The man's motive remained unclear on Saturday, but he is believed to have acted alone and there are no indications that he had links to any network, Hamburg state interior minister Andy Grote said.

Police said the suspect grabbed a kitchen knife with an 8in blade from a shelf at the supermarket on Friday afternoon and stabbed three men, one of them fatally.

He then left the shop and injured another three people outside, not all of them with the knife. Passers-by then pursued and overwhelmed the suspect, who was arrested by police.

Mr Grote said none of the wounded suffered injuries considered to be life-threatening, though some were seriously hurt.

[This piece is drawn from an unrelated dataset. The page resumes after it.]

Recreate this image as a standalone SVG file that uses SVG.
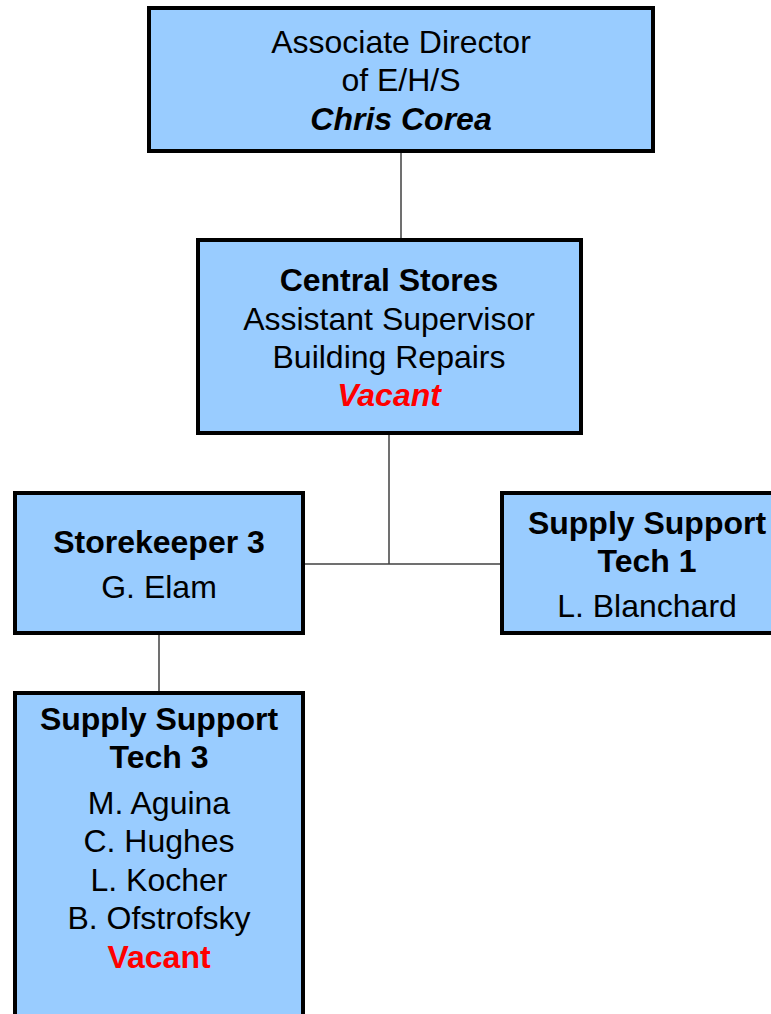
<svg xmlns="http://www.w3.org/2000/svg" width="771" height="1014" viewBox="0 0 771 1014">
<style>
.box{fill:#99CCFF;stroke:#000;stroke-width:4}
.t{font-family:"Liberation Sans",Arial,sans-serif;font-size:32px;fill:#000;text-anchor:middle}
.b{font-weight:bold}
.i{font-style:italic}
.red{fill:#FF0000}
.c{stroke:#404040;stroke-width:1.5;fill:none}
</style>
<rect width="771" height="1014" fill="#fff"/>
<g id="connectors">
<line class="c" x1="401" y1="151" x2="401" y2="240"/>
<line class="c" x1="389" y1="433" x2="389" y2="564"/>
<line class="c" x1="303" y1="564" x2="502" y2="564"/>
<line class="c" x1="159" y1="633" x2="159" y2="693"/>
</g>
<g id="director">
<rect class="box" x="149" y="8" width="504" height="143"/>
<text class="t" x="401" y="53">Associate Director</text>
<text class="t" x="401" y="91">of E/H/S</text>
<text class="t b i" x="401" y="130">Chris Corea</text>
</g>
<g id="central">
<rect class="box" x="198" y="240" width="383" height="193"/>
<text class="t b" x="389" y="291">Central Stores</text>
<text class="t" x="389" y="330">Assistant Supervisor</text>
<text class="t" x="389" y="368">Building Repairs</text>
<text class="t b i red" x="389" y="406">Vacant</text>
</g>
<g id="storekeeper">
<rect class="box" x="15" y="493" width="288" height="140"/>
<text class="t b" x="159" y="553">Storekeeper 3</text>
<text class="t" x="159" y="598">G. Elam</text>
</g>
<g id="tech1">
<rect class="box" x="502" y="493" width="290" height="140"/>
<text class="t b" x="647" y="534">Supply Support</text>
<text class="t b" x="647" y="572">Tech 1</text>
<text class="t" x="647" y="617">L. Blanchard</text>
</g>
<g id="tech3">
<rect class="box" x="15" y="693" width="288" height="340"/>
<text class="t b" x="159" y="730">Supply Support</text>
<text class="t b" x="159" y="768">Tech 3</text>
<text class="t" x="159" y="814">M. Aguina</text>
<text class="t" x="159" y="852">C. Hughes</text>
<text class="t" x="159" y="891">L. Kocher</text>
<text class="t" x="159" y="929">B. Ofstrofsky</text>
<text class="t b red" x="159" y="968">Vacant</text>
</g>
</svg>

The man arrived in Germany in March 2015 after stops in Spain, Sweden and Norway. His request for asylum was rejected late last year and authorities were trying to secure new Palestinian papers to deport him - a process in which they said he had co-operated.

Officials said he was on their radar as a suspected Islamic radical, but not as a "jihadist".

A friend had tipped off authorities about changes in the man's behaviour, telling them he had stopped drinking alcohol and started talking about the Koran, said Torsten Voss, head of the Hamburg branch of the domestic intelligence agency.

Officials interviewed the man and came away with the impression that he was a "destabilised personality" but not someone who posed an immediate danger, Mr Voss said.

"We evaluated him rather as someone who was psychologically unstable than had clear Islamic extremist motivations," he told a news conference. Authorities are not aware of any connections to Hamburg's Islamic extremist scene.

A search of the man's room at a centre for asylum-seekers turned up no weapons or weapon-like objects, prosecutors said.

The suspect has not yet talked about Friday's attack, prosecutor Joerg Froehlich said, though he has indicated that he acted alone.

Mr Froehlich said authorities intend to ask that he be held in custody on suspicion of murder and five counts of attempted murder, but may seek to have him held at a psychiatric unit instead.